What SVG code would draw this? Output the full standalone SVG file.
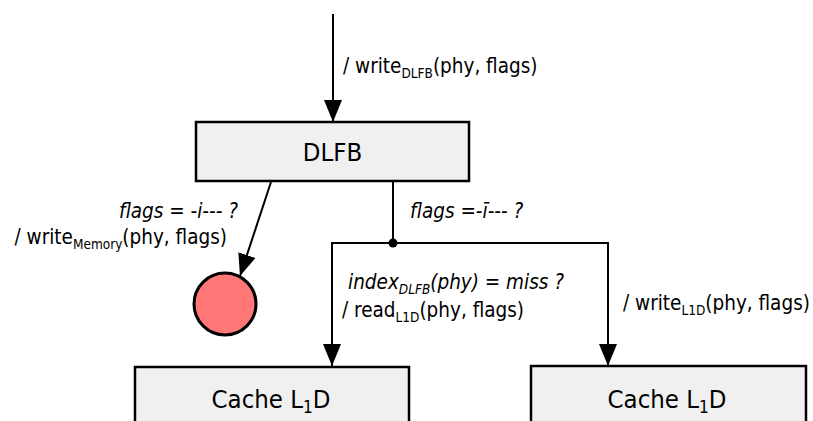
<svg xmlns="http://www.w3.org/2000/svg" width="813" height="421" viewBox="0 0 813 421">
  <style>
    text { font-family: "DejaVu Sans", "Liberation Sans", sans-serif; font-stretch: condensed; fill: #000; }
    .box { fill: #f0f0f0; stroke: #000; stroke-width: 2.5; }
    .name { font-size: 25.5px; text-anchor: middle; }
    .lbl { font-size: 20.5px; }
    .it { font-style: italic; }
    .sub { font-size: 13.5px; }
    .wire { fill: none; stroke: #000; stroke-width: 2; }
  </style>
  <defs>
    <marker id="head" markerUnits="userSpaceOnUse" markerWidth="22" markerHeight="18" viewBox="0 0 22 18" refX="22" refY="9" orient="auto">
      <path d="M0,0 L22,9 L0,18 Z" fill="#000"/>
    </marker>
  </defs>

  <!-- connectors and their labels -->
  <g id="connectors">
    <line class="wire" x1="333" y1="14" x2="333" y2="122" marker-end="url(#head)"/>
    <line class="wire" x1="271" y1="182" x2="240" y2="276" marker-end="url(#head)"/>
    <polyline class="wire" points="393,182 393,243"/>
    <polyline class="wire" points="332,366 332,243 608,243 608,366"/>
    <line class="wire" x1="332" y1="300" x2="332" y2="366" marker-end="url(#head)"/>
    <line class="wire" x1="608" y1="300" x2="608" y2="366" marker-end="url(#head)"/>
    <circle cx="393" cy="243" r="4.5" fill="#000"/>

    <text class="lbl" x="343" y="73">/ write<tspan class="sub" dy="5">DLFB</tspan><tspan dy="-5">(phy, flags)</tspan></text>
    <text class="lbl it" x="238" y="218" text-anchor="end">flags = -i--- ?</text>
    <text class="lbl" x="227" y="244" text-anchor="end">/ write<tspan class="sub" dy="5">Memory</tspan><tspan dy="-5">(phy, flags)</tspan></text>
    <text class="lbl it" x="410" y="218">flags =-ī--- ?</text>
    <text class="lbl it" x="348" y="289">index<tspan class="sub" dy="5">DLFB</tspan><tspan dy="-5">(phy) = miss ?</tspan></text>
    <text class="lbl" x="342" y="317">/ read<tspan class="sub" dy="5">L1D</tspan><tspan dy="-5">(phy, flags)</tspan></text>
    <text class="lbl" x="623" y="310">/ write<tspan class="sub" dy="5">L1D</tspan><tspan dy="-5">(phy, flags)</tspan></text>
  </g>

  <g id="dlfb">
    <rect class="box" x="196" y="122" width="273" height="59"/>
    <text class="name" x="332.5" y="161">DLFB</text>
  </g>

  <g id="memory">
    <circle cx="225" cy="304" r="31" fill="#ff7777" stroke="#000" stroke-width="3"/>
  </g>

  <g id="cache-read">
    <rect class="box" x="135" y="367" width="274" height="70"/>
    <text class="name" x="271" y="408">Cache L<tspan font-size="17" dy="5">1</tspan><tspan dy="-5">D</tspan></text>
  </g>

  <g id="cache-write">
    <rect class="box" x="531" y="366" width="275" height="70"/>
    <text class="name" x="667" y="408">Cache L<tspan font-size="17" dy="5">1</tspan><tspan dy="-5">D</tspan></text>
  </g>
</svg>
┄┄┄┄┄┄┄┄┄┄
Write out the material above again, word for word, minus its pictures.

What SVG code would draw this? Output the full standalone SVG file.
<svg xmlns="http://www.w3.org/2000/svg" width="813" height="421" viewBox="0 0 813 421">
  <style>
    text { font-family: "DejaVu Sans", "Liberation Sans", sans-serif; font-stretch: condensed; fill: #000; }
    .box { fill: #f0f0f0; stroke: #000; stroke-width: 2.5; }
    .name { font-size: 25.5px; text-anchor: middle; }
    .lbl { font-size: 20.5px; }
    .it { font-style: italic; }
    .sub { font-size: 13.5px; }
    .wire { fill: none; stroke: #000; stroke-width: 2; }
  </style>
  <defs>
    <marker id="head" markerUnits="userSpaceOnUse" markerWidth="22" markerHeight="18" viewBox="0 0 22 18" refX="22" refY="9" orient="auto">
      <path d="M0,0 L22,9 L0,18 Z" fill="#000"/>
    </marker>
  </defs>

  <!-- connectors and their labels -->
  <g id="connectors">
    <line class="wire" x1="333" y1="14" x2="333" y2="122" marker-end="url(#head)"/>
    <line class="wire" x1="271" y1="182" x2="240" y2="276" marker-end="url(#head)"/>
    <polyline class="wire" points="393,182 393,243"/>
    <polyline class="wire" points="332,366 332,243 608,243 608,366"/>
    <line class="wire" x1="332" y1="300" x2="332" y2="366" marker-end="url(#head)"/>
    <line class="wire" x1="608" y1="300" x2="608" y2="366" marker-end="url(#head)"/>
    <circle cx="393" cy="243" r="4.5" fill="#000"/>

    <text class="lbl" x="343" y="73">/ write<tspan class="sub" dy="5">DLFB</tspan><tspan dy="-5">(phy, flags)</tspan></text>
    <text class="lbl it" x="238" y="218" text-anchor="end">flags = -i--- ?</text>
    <text class="lbl" x="227" y="244" text-anchor="end">/ write<tspan class="sub" dy="5">Memory</tspan><tspan dy="-5">(phy, flags)</tspan></text>
    <text class="lbl it" x="410" y="218">flags =-ī--- ?</text>
    <text class="lbl it" x="348" y="289">index<tspan class="sub" dy="5">DLFB</tspan><tspan dy="-5">(phy) = miss ?</tspan></text>
    <text class="lbl" x="342" y="317">/ read<tspan class="sub" dy="5">L1D</tspan><tspan dy="-5">(phy, flags)</tspan></text>
    <text class="lbl" x="623" y="310">/ write<tspan class="sub" dy="5">L1D</tspan><tspan dy="-5">(phy, flags)</tspan></text>
  </g>

  <g id="dlfb">
    <rect class="box" x="196" y="122" width="273" height="59"/>
    <text class="name" x="332.5" y="161">DLFB</text>
  </g>

  <g id="memory">
    <circle cx="225" cy="304" r="31" fill="#ff7777" stroke="#000" stroke-width="3"/>
  </g>

  <g id="cache-read">
    <rect class="box" x="135" y="367" width="274" height="70"/>
    <text class="name" x="271" y="408">Cache L<tspan font-size="17" dy="5">1</tspan><tspan dy="-5">D</tspan></text>
  </g>

  <g id="cache-write">
    <rect class="box" x="531" y="366" width="275" height="70"/>
    <text class="name" x="667" y="408">Cache L<tspan font-size="17" dy="5">1</tspan><tspan dy="-5">D</tspan></text>
  </g>
</svg>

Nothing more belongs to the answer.